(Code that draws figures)
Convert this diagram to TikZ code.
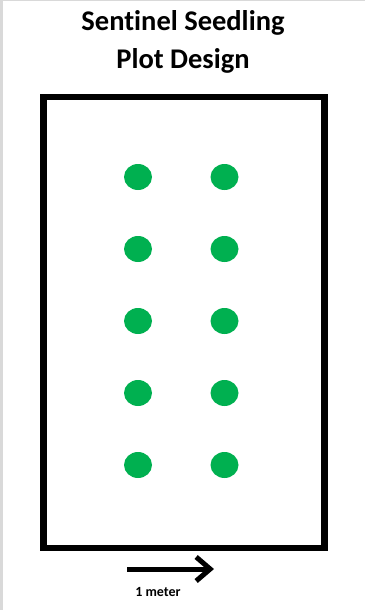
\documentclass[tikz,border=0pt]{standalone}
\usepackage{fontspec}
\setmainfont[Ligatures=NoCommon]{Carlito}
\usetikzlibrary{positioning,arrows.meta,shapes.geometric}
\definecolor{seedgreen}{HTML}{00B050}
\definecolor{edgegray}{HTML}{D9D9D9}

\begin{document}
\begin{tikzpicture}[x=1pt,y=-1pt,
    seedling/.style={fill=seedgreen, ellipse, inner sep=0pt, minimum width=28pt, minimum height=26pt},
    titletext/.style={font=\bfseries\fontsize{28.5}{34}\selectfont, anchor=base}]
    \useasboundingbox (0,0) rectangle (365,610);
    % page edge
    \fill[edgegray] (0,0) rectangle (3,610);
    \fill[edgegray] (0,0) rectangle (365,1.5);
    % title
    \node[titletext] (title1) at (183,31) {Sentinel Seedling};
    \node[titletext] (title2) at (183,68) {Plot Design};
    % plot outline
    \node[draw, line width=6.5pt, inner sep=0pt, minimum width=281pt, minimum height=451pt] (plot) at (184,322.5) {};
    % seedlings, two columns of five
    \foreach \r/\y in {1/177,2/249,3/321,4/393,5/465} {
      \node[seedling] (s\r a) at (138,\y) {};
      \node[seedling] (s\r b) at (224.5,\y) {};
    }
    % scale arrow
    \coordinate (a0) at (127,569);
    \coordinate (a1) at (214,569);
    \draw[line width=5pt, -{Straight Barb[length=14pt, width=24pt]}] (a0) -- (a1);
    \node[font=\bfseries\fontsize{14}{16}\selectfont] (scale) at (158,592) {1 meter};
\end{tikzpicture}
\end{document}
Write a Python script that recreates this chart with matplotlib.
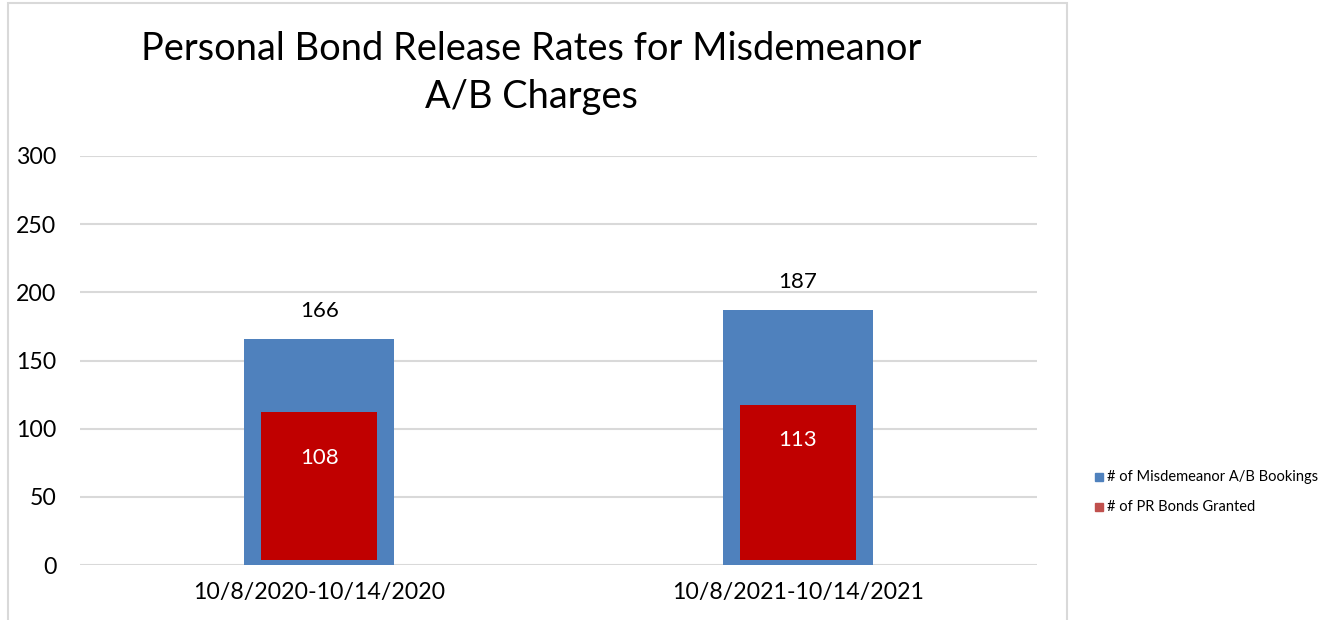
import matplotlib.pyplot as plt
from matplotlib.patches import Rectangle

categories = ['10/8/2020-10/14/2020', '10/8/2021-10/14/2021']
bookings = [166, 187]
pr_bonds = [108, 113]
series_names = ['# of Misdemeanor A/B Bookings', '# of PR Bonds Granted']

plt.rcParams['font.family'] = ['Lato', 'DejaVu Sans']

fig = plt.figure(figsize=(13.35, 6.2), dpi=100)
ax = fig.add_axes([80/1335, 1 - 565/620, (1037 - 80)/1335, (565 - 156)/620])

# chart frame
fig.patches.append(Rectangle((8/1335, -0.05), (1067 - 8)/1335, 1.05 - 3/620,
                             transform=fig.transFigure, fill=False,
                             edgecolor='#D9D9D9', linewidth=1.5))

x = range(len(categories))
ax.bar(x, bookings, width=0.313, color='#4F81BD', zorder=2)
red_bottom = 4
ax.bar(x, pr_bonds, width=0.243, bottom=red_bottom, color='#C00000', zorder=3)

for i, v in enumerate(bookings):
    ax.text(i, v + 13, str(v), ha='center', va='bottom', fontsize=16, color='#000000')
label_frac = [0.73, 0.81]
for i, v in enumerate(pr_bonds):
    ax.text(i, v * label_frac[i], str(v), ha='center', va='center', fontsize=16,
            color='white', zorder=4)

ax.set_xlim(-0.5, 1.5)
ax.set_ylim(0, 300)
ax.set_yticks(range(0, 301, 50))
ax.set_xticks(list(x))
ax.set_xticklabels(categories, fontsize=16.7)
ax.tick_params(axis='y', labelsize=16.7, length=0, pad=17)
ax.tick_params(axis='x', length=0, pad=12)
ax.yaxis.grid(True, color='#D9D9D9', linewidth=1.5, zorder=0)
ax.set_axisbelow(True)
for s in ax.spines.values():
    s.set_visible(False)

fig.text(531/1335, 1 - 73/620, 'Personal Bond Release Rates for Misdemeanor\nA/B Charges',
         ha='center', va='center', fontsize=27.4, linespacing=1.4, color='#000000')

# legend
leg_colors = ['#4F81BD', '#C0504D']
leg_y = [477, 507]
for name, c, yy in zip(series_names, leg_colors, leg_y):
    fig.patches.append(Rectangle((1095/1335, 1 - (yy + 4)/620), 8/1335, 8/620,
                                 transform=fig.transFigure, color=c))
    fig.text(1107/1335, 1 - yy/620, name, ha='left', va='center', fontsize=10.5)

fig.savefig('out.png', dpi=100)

Task objective — Set down every entry word for word, but omit the pictures.

Response to the exercise —
Convert this diagram to TikZ code.
\documentclass[tikz,border=0pt]{standalone}
\usepackage{fontspec}
\setmainfont[Ligatures=NoCommon]{Carlito}
\usetikzlibrary{positioning,arrows.meta,shapes.geometric}
\definecolor{seedgreen}{HTML}{00B050}
\definecolor{edgegray}{HTML}{D9D9D9}

\begin{document}
\begin{tikzpicture}[x=1pt,y=-1pt,
    seedling/.style={fill=seedgreen, ellipse, inner sep=0pt, minimum width=28pt, minimum height=26pt},
    titletext/.style={font=\bfseries\fontsize{28.5}{34}\selectfont, anchor=base}]
    \useasboundingbox (0,0) rectangle (365,610);
    % page edge
    \fill[edgegray] (0,0) rectangle (3,610);
    \fill[edgegray] (0,0) rectangle (365,1.5);
    % title
    \node[titletext] (title1) at (183,31) {Sentinel Seedling};
    \node[titletext] (title2) at (183,68) {Plot Design};
    % plot outline
    \node[draw, line width=6.5pt, inner sep=0pt, minimum width=281pt, minimum height=451pt] (plot) at (184,322.5) {};
    % seedlings, two columns of five
    \foreach \r/\y in {1/177,2/249,3/321,4/393,5/465} {
      \node[seedling] (s\r a) at (138,\y) {};
      \node[seedling] (s\r b) at (224.5,\y) {};
    }
    % scale arrow
    \coordinate (a0) at (127,569);
    \coordinate (a1) at (214,569);
    \draw[line width=5pt, -{Straight Barb[length=14pt, width=24pt]}] (a0) -- (a1);
    \node[font=\bfseries\fontsize{14}{16}\selectfont] (scale) at (158,592) {1 meter};
\end{tikzpicture}
\end{document}
Write a Python script that recreates this chart with matplotlib.
import matplotlib.pyplot as plt
from matplotlib.patches import Rectangle

categories = ['10/8/2020-10/14/2020', '10/8/2021-10/14/2021']
bookings = [166, 187]
pr_bonds = [108, 113]
series_names = ['# of Misdemeanor A/B Bookings', '# of PR Bonds Granted']

plt.rcParams['font.family'] = ['Lato', 'DejaVu Sans']

fig = plt.figure(figsize=(13.35, 6.2), dpi=100)
ax = fig.add_axes([80/1335, 1 - 565/620, (1037 - 80)/1335, (565 - 156)/620])

# chart frame
fig.patches.append(Rectangle((8/1335, -0.05), (1067 - 8)/1335, 1.05 - 3/620,
                             transform=fig.transFigure, fill=False,
                             edgecolor='#D9D9D9', linewidth=1.5))

x = range(len(categories))
ax.bar(x, bookings, width=0.313, color='#4F81BD', zorder=2)
red_bottom = 4
ax.bar(x, pr_bonds, width=0.243, bottom=red_bottom, color='#C00000', zorder=3)

for i, v in enumerate(bookings):
    ax.text(i, v + 13, str(v), ha='center', va='bottom', fontsize=16, color='#000000')
label_frac = [0.73, 0.81]
for i, v in enumerate(pr_bonds):
    ax.text(i, v * label_frac[i], str(v), ha='center', va='center', fontsize=16,
            color='white', zorder=4)

ax.set_xlim(-0.5, 1.5)
ax.set_ylim(0, 300)
ax.set_yticks(range(0, 301, 50))
ax.set_xticks(list(x))
ax.set_xticklabels(categories, fontsize=16.7)
ax.tick_params(axis='y', labelsize=16.7, length=0, pad=17)
ax.tick_params(axis='x', length=0, pad=12)
ax.yaxis.grid(True, color='#D9D9D9', linewidth=1.5, zorder=0)
ax.set_axisbelow(True)
for s in ax.spines.values():
    s.set_visible(False)

fig.text(531/1335, 1 - 73/620, 'Personal Bond Release Rates for Misdemeanor\nA/B Charges',
         ha='center', va='center', fontsize=27.4, linespacing=1.4, color='#000000')

# legend
leg_colors = ['#4F81BD', '#C0504D']
leg_y = [477, 507]
for name, c, yy in zip(series_names, leg_colors, leg_y):
    fig.patches.append(Rectangle((1095/1335, 1 - (yy + 4)/620), 8/1335, 8/620,
                                 transform=fig.transFigure, color=c))
    fig.text(1107/1335, 1 - yy/620, name, ha='left', va='center', fontsize=10.5)

fig.savefig('out.png', dpi=100)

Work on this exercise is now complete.